◆ **AIM**: Check every line below for the word "seaborn" and show those that hold it.

>> Start RECORDED INFORMATION

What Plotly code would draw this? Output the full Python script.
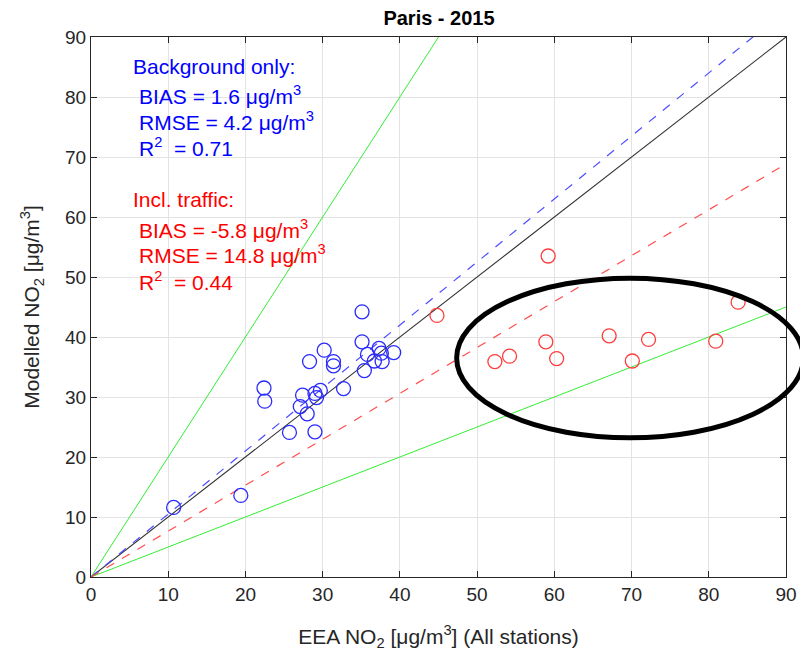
import plotly.graph_objects as go

# ---- data ----
bg_obs = [35.1, 35.1, 30.2, 28.3, 31.4, 31.4, 35.8, 37.3, 37.6, 39.2, 36.7, 37.7, 35.4,
          32.7, 22.4, 22.5, 27.4, 29.0, 29.7, 29.2, 27.1, 28.0, 25.7, 29.0, 10.7, 19.4]
bg_mod = [44.2, 39.2, 37.8, 35.9, 35.9, 35.2, 37.1, 38.1, 37.3, 37.4, 36.0, 35.9, 34.4,
          31.4, 31.5, 29.3, 30.3, 30.6, 31.1, 29.9, 28.4, 27.2, 24.1, 24.2, 11.6, 13.6]
tr_obs = [59.2, 44.8, 83.8, 52.3, 54.2, 58.9, 60.3, 67.1, 70.1, 72.2, 80.9]
tr_mod = [53.5, 43.6, 45.8, 35.9, 36.8, 39.2, 36.4, 40.2, 36.0, 39.6, 39.3]

line_x = [0, 90]
slope_one = 1.0
slope_factor2_hi = 2.0
slope_factor2_lo = 0.5
slope_bg_fit = 1.05
slope_tr_fit = 0.765

ticks = [0, 10, 20, 30, 40, 50, 60, 70, 80, 90]

# highlighted region (data units): centre and semi-axes
ell_cx, ell_cy, ell_rx, ell_ry = 69.8, 36.5, 22.45, 13.3

FONT = "Liberation Sans, Arial, Helvetica, sans-serif"
GRAY = "#262626"

fig = go.Figure()

def add_line(slope, color, dash="solid", width=1):
    fig.add_trace(go.Scatter(x=line_x, y=[slope * v for v in line_x], mode="lines",
                             line=dict(color=color, width=width, dash=dash),
                             showlegend=False, hoverinfo="skip"))

add_line(slope_one, "#333333", width=1.1)
add_line(slope_factor2_hi, "#33ee33")
add_line(slope_factor2_lo, "#33ee33")
add_line(slope_bg_fit, "#4d4dff", dash="dash", width=1.2)
add_line(slope_tr_fit, "#ff4d4d", dash="dash", width=1.2)

fig.add_trace(go.Scatter(x=bg_obs, y=bg_mod, mode="markers",
                         marker=dict(symbol="circle-open", size=14, color="#2a2aff",
                                     line=dict(width=1.3)),
                         showlegend=False))
fig.add_trace(go.Scatter(x=tr_obs, y=tr_mod, mode="markers",
                         marker=dict(symbol="circle-open", size=14, color="#ff3c3c",
                                     line=dict(width=1.3)),
                         showlegend=False))

xr = [0, 90]
yr = [0, 90]
fig.add_shape(type="circle", xref="paper", yref="paper",
              x0=(ell_cx - ell_rx - xr[0]) / (xr[1] - xr[0]),
              x1=(ell_cx + ell_rx - xr[0]) / (xr[1] - xr[0]),
              y0=(ell_cy - ell_ry - yr[0]) / (yr[1] - yr[0]),
              y1=(ell_cy + ell_ry - yr[0]) / (yr[1] - yr[0]),
              line=dict(color="black", width=5), layer="above")

# text annotations (pixel-based positions in paper space)
W, H = 800, 655
ml, mr, mt, mb = 91, 14, 37, 78
pw, ph = W - ml - mr, H - mt - mb

def px(xp):
    return (xp - ml) / pw

def py(yp):
    return 1 - (yp - mt) / ph

texts = [
    ("Background only:", 131, 66, "#0000ff"),
    ("BIAS = 1.6 μg/m<sup>3</sup>", 137, 95, "#0000ff"),
    ("RMSE = 4.2 μg/m<sup>3</sup>", 137, 121, "#0000ff"),
    ("R<sup>2</sup> &nbsp;= 0.71", 137, 147, "#0000ff"),
    ("Incl. traffic:", 131, 200, "#ff0000"),
    ("BIAS = -5.8 μg/m<sup>3</sup>", 137, 229, "#ff0000"),
    ("RMSE = 14.8 μg/m<sup>3</sup>", 137, 254, "#ff0000"),
    ("R<sup>2</sup> &nbsp;= 0.44", 137, 281, "#ff0000"),
]
for t, x, y, c in texts:
    fig.add_annotation(text=t, xref="paper", yref="paper", x=px(x), y=py(y),
                       xanchor="left", yanchor="middle", showarrow=False,
                       font=dict(family=FONT, size=21, color=c))

axis_common = dict(range=[0, 90], tickvals=ticks, ticks="inside", ticklen=6,
                   tickcolor=GRAY, showline=True, linecolor=GRAY, linewidth=1,
                   mirror="ticks", showgrid=True, gridcolor="#e3e3e3", gridwidth=1,
                   zeroline=False, automargin=False,
                   tickfont=dict(family=FONT, size=19, color=GRAY))

fig.update_layout(
    width=W, height=H,
    margin=dict(l=ml, r=mr, t=mt, b=mb),
    plot_bgcolor="white", paper_bgcolor="white",
    title=dict(text="<b>Paris - 2015</b>", xref="container", x=439 / W, xanchor="center",
               yref="container", y=1 - 18 / H, yanchor="middle",
               font=dict(family=FONT, size=20, color="black")),
    xaxis=dict(**axis_common,
               title=dict(text="EEA NO<sub>2</sub> [μg/m<sup>3</sup>] (All stations)",
                          font=dict(family=FONT, size=21, color=GRAY), standoff=25)),
    yaxis=dict(**axis_common,
               title=dict(text="Modelled NO<sub>2</sub> [μg/m<sup>3</sup>]",
                          font=dict(family=FONT, size=21, color=GRAY), standoff=19)),
)

fig.write_html("out.html")
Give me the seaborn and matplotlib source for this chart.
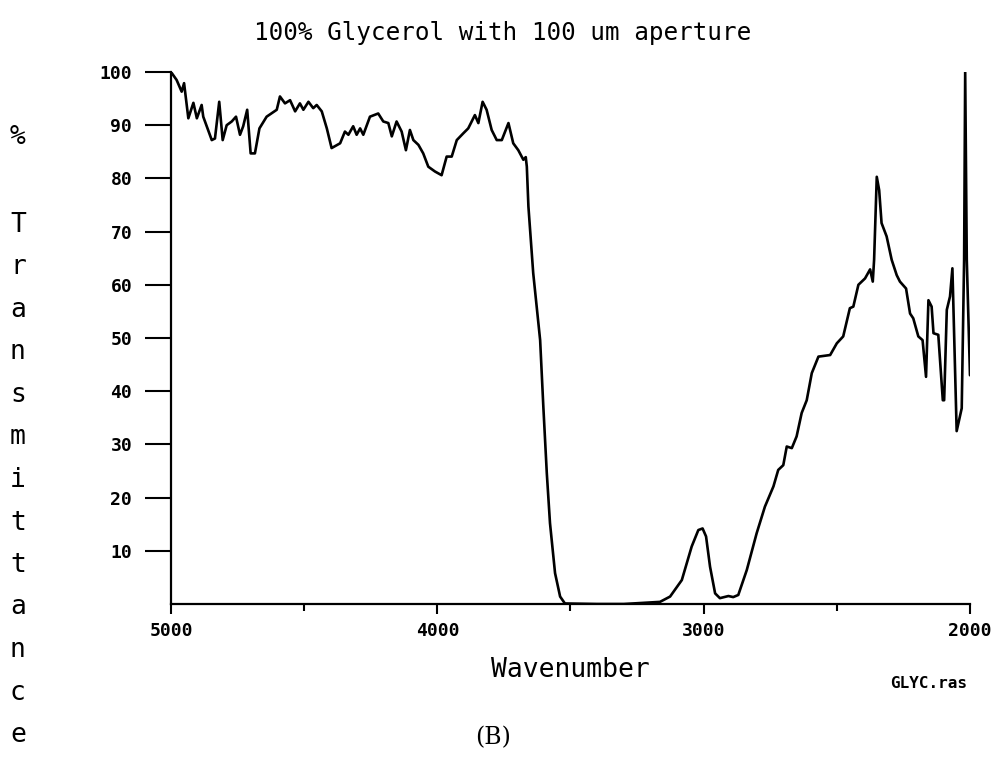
import matplotlib
matplotlib.use("Agg")
import matplotlib.pyplot as plt
import seaborn as sns
import pandas as pd

# spectrum (wavenumber in cm-1, % transmittance)
wavenumber = [
    5000, 4979, 4960, 4951, 4935, 4916, 4903, 4885, 4879, 4847,
    4835, 4819, 4806, 4791, 4772, 4756, 4741, 4729, 4714, 4701,
    4685, 4668, 4641, 4603, 4591, 4572, 4553, 4534, 4516, 4503,
    4484, 4466, 4453, 4434, 4415, 4397, 4365, 4347, 4334, 4316,
    4303, 4290, 4278, 4253, 4222, 4203, 4184, 4171, 4153, 4134,
    4118, 4103, 4090, 4071, 4053, 4034, 4009, 3984, 3965, 3946,
    3927, 3902, 3884, 3859, 3846, 3830, 3815, 3796, 3777, 3758,
    3733, 3715, 3696, 3677, 3668, 3664, 3658, 3640, 3614, 3602,
    3589, 3577, 3558, 3539, 3521, 3400, 3300, 3164, 3126, 3082,
    3045, 3020, 3004, 2991, 2976, 2957, 2939, 2907, 2889, 2870,
    2838, 2801, 2770, 2738, 2720, 2701, 2688, 2669, 2651, 2632,
    2613, 2594, 2569, 2525, 2500, 2476, 2451, 2438, 2419, 2394,
    2375, 2365, 2360, 2350, 2341, 2332, 2313, 2294, 2275, 2263,
    2240, 2225, 2213, 2194, 2178, 2165, 2156, 2144, 2137, 2119,
    2102, 2097, 2087, 2075, 2066, 2050, 2031, 2022, 2018, 2012,
    2000,
]
transmittance = [
    100.0, 98.5, 96.3, 97.9, 91.3, 94.2, 91.3, 93.8, 91.6, 87.2,
    87.5, 94.4, 87.2, 90.0, 90.7, 91.6, 88.2, 89.8, 92.9, 84.7,
    84.7, 89.4, 91.6, 92.9, 95.4, 94.1, 94.7, 92.6, 94.1, 92.9,
    94.4, 93.2, 93.8, 92.6, 89.4, 85.7, 86.6, 88.8, 88.2, 89.8,
    88.2, 89.4, 88.2, 91.6, 92.2, 90.7, 90.4, 87.9, 90.7, 88.8,
    85.3, 89.1, 87.2, 86.3, 84.7, 82.2, 81.3, 80.6, 84.1, 84.1,
    87.2, 88.5, 89.4, 91.9, 90.4, 94.4, 92.9, 89.1, 87.2, 87.2,
    90.4, 86.6, 85.3, 83.5, 84.0, 82.2, 74.7, 62.2, 49.6, 37.1,
    24.6, 15.2, 5.8, 1.4, 0.1, 0.0, 0.0, 0.4, 1.4, 4.5,
    10.8, 13.9, 14.2, 12.7, 7.0, 2.0, 1.1, 1.5, 1.3, 1.7,
    6.4, 13.3, 18.3, 22.1, 25.2, 26.1, 29.6, 29.3, 31.5, 35.9,
    38.3, 43.4, 46.5, 46.8, 49.0, 50.3, 55.6, 55.9, 60.0, 61.2,
    62.9, 60.6, 64.7, 80.3, 77.8, 71.6, 69.1, 64.7, 61.8, 60.6,
    59.3, 54.6, 53.7, 50.3, 49.6, 42.7, 57.1, 55.9, 50.9, 50.6,
    38.3, 38.3, 55.3, 57.8, 63.1, 32.5, 36.8, 64.7, 100.0, 64.7,
    43.0,
]
y_ticks = [10, 20, 30, 40, 50, 60, 70, 80, 90, 100]
x_major = [5000, 4000, 3000, 2000]
x_minor = [4500, 3500, 2500]

df = pd.DataFrame({"Wavenumber": wavenumber, "T": transmittance})

sns.set_style("ticks")
plt.rcParams["font.family"] = ["DejaVu Sans Mono"]
plt.rcParams["text.color"] = "black"
plt.rcParams["axes.labelcolor"] = "black"
plt.rcParams["xtick.color"] = "black"
plt.rcParams["ytick.color"] = "black"

fig = plt.figure(figsize=(9.92, 7.61), dpi=100)
ax = fig.add_axes([0.1724, 0.2063, 0.8054, 0.6991])

sns.lineplot(data=df, x="Wavenumber", y="T", ax=ax, color="black",
             linewidth=1.9, sort=False, estimator=None)

ax.set_xlim(5000, 2000)
ax.set_ylim(0, 100)
sns.despine(ax=ax)
for s in ("left", "bottom"):
    ax.spines[s].set_linewidth(1.6)
    ax.spines[s].set_color("black")

ax.set_yticks(y_ticks)
ax.set_yticklabels([str(v) for v in y_ticks], fontsize=13, fontweight="bold")
ax.tick_params(axis="y", direction="out", length=19, width=1.5, pad=9,
               colors="black")
ax.set_xticks(x_major)
ax.set_xticklabels([str(v) for v in x_major], fontsize=13, fontweight="bold")
ax.set_xticks(x_minor, minor=True)
ax.tick_params(axis="x", which="major", direction="out", length=7, width=1.5,
               pad=6, colors="black")
ax.tick_params(axis="x", which="minor", direction="out", length=5, width=1.5,
               colors="black")

ax.set_xlabel("Wavenumber", fontsize=19, labelpad=12, color="black")
ax.set_ylabel("")
fig.text(0.507, 0.957, "100% Glycerol with 100 um aperture",
         ha="center", va="center", fontsize=17.5, color="black")

# vertical stacked y label
letters = list("Transmittance")
fig.text(0.018, 1 - 137 / 761, "%", ha="center", va="center", fontsize=19,
         color="black")
top_px, bot_px = 225, 735
step = (bot_px - top_px) / (len(letters) - 1)
for i, ch in enumerate(letters):
    fig.text(0.018, 1 - (top_px + i * step) / 761, ch, ha="center",
             va="center", fontsize=19, color="black")

fig.text(0.975, 1 - 683 / 761, "GLYC.ras", ha="right", va="center",
         fontsize=11.5, fontweight="bold", color="black")
fig.text(0.497, 1 - 738 / 761, "(B)", ha="center", va="center",
         fontsize=17, family="DejaVu Serif", color="black")

fig.savefig("out.png", dpi=100, facecolor="white")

>> End RECORDED INFORMATION

◆ **WRITTEN ANSWER**:
Give me the seaborn and matplotlib source for this chart.
import seaborn as sns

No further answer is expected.